How to Avoid Losing

CEO

It’s your lucky day! You meet a kind stranger who offers you your choice of a great deal, something for nothing. No tricks, really: you’re getting a free lunch. 

She gives you $45. Then, she asks if you want to keep that money, or give it to her in exchange for a coin flip, where if it’s heads, she’ll give you $100, and if tails, you get nothing.

Which do you choose? Do you want $45 in cold, hard cash in your pocket, or are you willing to take a chance with the coin flip? Decide before reading further.

When I present this scenario in my speeches to business audiences, about 80 percent say they’ll take the $45 from the kind stranger. I made that choice when I first learned about this scenario, and so do most people in studies of similar choices.

After all, the $45 is a sure thing. Wouldn’t I feel foolish if I took a risk and lost it all for just a chance at getting the $100? My gut reaction was to avoid losing out. After all, who wants to be a loser, right?

Well, let’s run the numbers. The chance of getting heads is 50 percent, so in half of all cases you’ll win $100, and in the rest you won’t win anything. That’s equivalent to $50 on average, versus $45.

Imagine you flipped a coin 10 times, 100 times, 1,000 times, 10,000 times, and then 100,000 times. At 100,000, on average you would get $5 million if you chose the coin flip for $100 each time, versus $4.5 million if you chose $45 each time. The difference: a cool $500,000.

Thus, unfortunately choosing $45 as my gift actually results in losing out. The right choice – the one most likely to not cause me to be a loser – is to choose the coin flip as the gift. Otherwise, over multiple coin flips, you’re pretty much guaranteed to lose.

But wait, you might be thinking: I presented this as a one-time deal, not a repeating opportunity. Maybe if I told you it was a repeating scenario, you’d have thought about it differently.

Here’s the problem. Research shows that our gut treats each individual scenario we see as a one-off. In reality, we face a multitude of such choices daily. Our intuition is to treat each one as a separate situation. Yet, these choices form part of a broader repeating pattern where our intuition tends to steer us toward losing money.

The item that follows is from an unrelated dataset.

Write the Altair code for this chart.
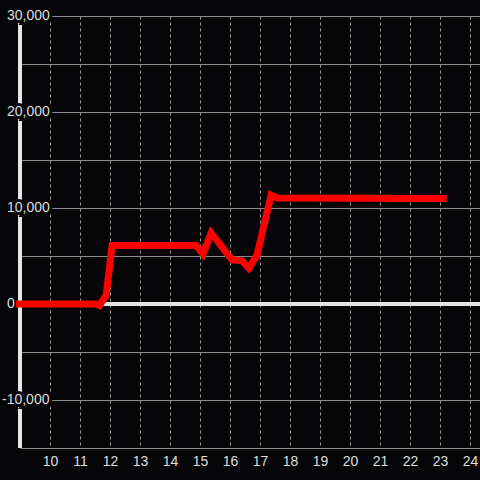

That gut reaction is called loss aversion, one of the many dangerous judgment errors that result from how our brains are wired, what scholars in cognitive neuroscience and behavioral economics call cognitive biases. Fortunately, recent research in these fields shows how you can use pragmatic strategies to address these dangerous judgment errors.

Your professional life – anyone’s professional life – is made of 100,000 coin flips. The stranger’s gift represents the series of opportunities we face in our lives, and we can either win $5 million or $4.5 million depending on the choices we make for each one.

The same applies on an organizational level. Let’s say your company has an annual revenue of $50 million, and a healthy profit of $7.5 million. Regardless of the choice you’re making, if other employees in your organization are going with their gut to avoid losses, and the company loses 10 percent of its revenue or $5 million per year, then two-thirds of your profit will be wiped out, leaving only $2.5 million.

Every day, you face a series of situations where you need to decide whether to take the course that feels most comfortable by avoiding losses, or the course that feels less comfortable and leads to more gains over time. We’re not talking about huge bet-the-company risks – which require a different approach – but the kind of small decisions that add up to large sums over time. If you just go with your gut instead of doing the calculations and going with the data, you are likely to lose much more money by not taking the course that feels most risky.

To prevent your intuition from leading you astray, adopt a policy of letting the data lead you, instead of relying on your intuitions. For each decision you face, envision it as a repeating pattern, instead of a one-time decision: run the numbers, account for the role of uncertainty, and take the course most likely to lead to the biggest profit.

Treating each choice as part of a broader pattern might feel counterintuitive, uncomfortable, and unsafe. Yet the course that feels most safe of avoiding losses is actually much more dangerous for your bottom line.